WHAT YOU ARE ASKED TO DO - Omit pictures and quote the listing below line by line, from its start through the line that holds "width=137.25pt,minimum height=45pt] (date)".
::::::::::
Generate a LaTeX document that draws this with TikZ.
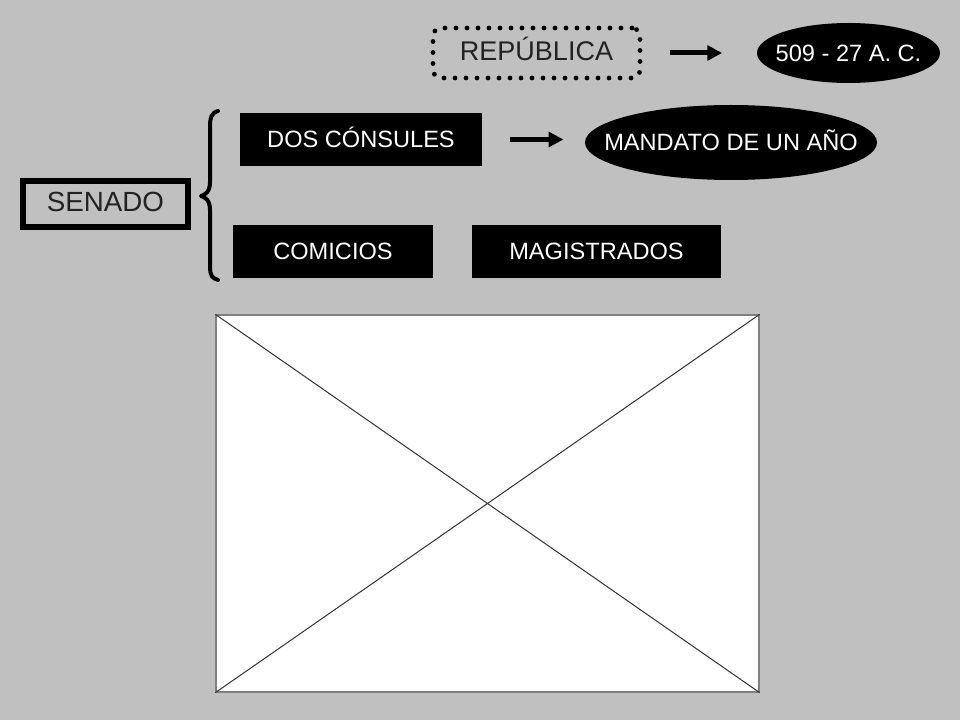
\documentclass[tikz,border=0pt]{standalone}
\usepackage{fontspec}
\setmainfont{Liberation Sans}
\usetikzlibrary{arrows.meta,shapes.geometric}
\definecolor{bg}{HTML}{C0C0C0}
\definecolor{darktext}{HTML}{222222}
\definecolor{phborder}{HTML}{808080}
\definecolor{phline}{HTML}{333333}
\begin{document}
\begin{tikzpicture}[x=0.75pt,y=-0.75pt,
  blackbox/.style={draw=none,fill=black,text=white,inner sep=0pt,text height=12.67pt,text depth=0pt,font=\fontsize{17.7}{20}\selectfont,minimum height=39.75pt},
  blackoval/.style={ellipse,draw=none,fill=black,text=white,inner sep=0pt,text height=12.67pt,text depth=0pt,font=\fontsize{17.7}{20}\selectfont},
  fatarrow/.style={line width=3.75pt,-{Triangle[length=11pt,width=11pt]}},
]
\fill[bg] (0,0) rectangle (960,720);
\useasboundingbox (0,0) rectangle (960,720);

\node[draw=black,line width=3.6pt,dash pattern=on 0pt off 8.25pt,line cap=round,rounded corners=6pt,
      minimum width=155.25pt,minimum height=37.5pt,inner sep=0pt,text=darktext,text height=11.5pt,text depth=0pt,
      font=\fontsize{20.25}{23}\selectfont] (rep) at (536.5,53) {REPÚBLICA};
\node[blackoval,minimum width=137.25pt,minimum height=45pt] (date) at (848.5,53) {\makebox[0pt]{509 - 27 A. C.}};

\node[blackbox,minimum width=181.5pt] (cons) at (361,139.5) {DOS CÓNSULES};
\node[blackoval,minimum width=219pt,minimum height=56.25pt] (mand) at (731,142.5) {\makebox[0pt]{MANDATO DE UN AÑO}};

\node[draw=black,line width=4.5pt,fill=bg,minimum width=123.75pt,minimum height=34.5pt,inner sep=0pt,
      text=darktext,text height=10.9pt,text depth=0pt,font=\fontsize{20.8}{23}\selectfont] (sen) at (105.5,204) {SENADO};

\node[blackbox,minimum width=150pt] (com) at (333,251.5) {COMICIOS};
\node[blackbox,minimum width=186.75pt] (mag) at (596.5,251.5) {MAGISTRADOS};

\draw[fatarrow,shorten <=21pt,shorten >=26pt] (rep.east) -- (rep.east -| date.west);
\draw[fatarrow,shorten <=21pt,shorten >=16pt] (cons.east) -- (cons.east -| mand.west);

% brace
\draw[line width=3pt,line cap=round,line join=round]
  (218,111) .. controls (211,113) and (210,118) .. (210,128)
  -- (210,182) .. controls (210,192) and (205,195) .. (201,196)
  .. controls (205,197) and (210,200) .. (210,210)
  -- (210,266) .. controls (210,276) and (212,278) .. (218,280);

% placeholder picture
\node[draw=phborder,line width=1pt,fill=white,minimum width=407.25pt,minimum height=282.75pt,inner sep=0pt] (ph) at (487.5,503.5) {};
\draw[phline,line width=0.75pt] (ph.north west) -- (ph.south east);
\draw[phline,line width=0.75pt] (ph.north east) -- (ph.south west);
\end{tikzpicture}
\end{document}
::::::::::
FINAL RESULT -
Generate a LaTeX document that draws this with TikZ.
\documentclass[tikz,border=0pt]{standalone}
\usepackage{fontspec}
\setmainfont{Liberation Sans}
\usetikzlibrary{arrows.meta,shapes.geometric}
\definecolor{bg}{HTML}{C0C0C0}
\definecolor{darktext}{HTML}{222222}
\definecolor{phborder}{HTML}{808080}
\definecolor{phline}{HTML}{333333}
\begin{document}
\begin{tikzpicture}[x=0.75pt,y=-0.75pt,
  blackbox/.style={draw=none,fill=black,text=white,inner sep=0pt,text height=12.67pt,text depth=0pt,font=\fontsize{17.7}{20}\selectfont,minimum height=39.75pt},
  blackoval/.style={ellipse,draw=none,fill=black,text=white,inner sep=0pt,text height=12.67pt,text depth=0pt,font=\fontsize{17.7}{20}\selectfont},
  fatarrow/.style={line width=3.75pt,-{Triangle[length=11pt,width=11pt]}},
]
\fill[bg] (0,0) rectangle (960,720);
\useasboundingbox (0,0) rectangle (960,720);

\node[draw=black,line width=3.6pt,dash pattern=on 0pt off 8.25pt,line cap=round,rounded corners=6pt,
      minimum width=155.25pt,minimum height=37.5pt,inner sep=0pt,text=darktext,text height=11.5pt,text depth=0pt,
      font=\fontsize{20.25}{23}\selectfont] (rep) at (536.5,53) {REPÚBLICA};
\node[blackoval,minimum width=137.25pt,minimum height=45pt] (date) at (848.5,53) {\makebox[0pt]{509 - 27 A. C.}};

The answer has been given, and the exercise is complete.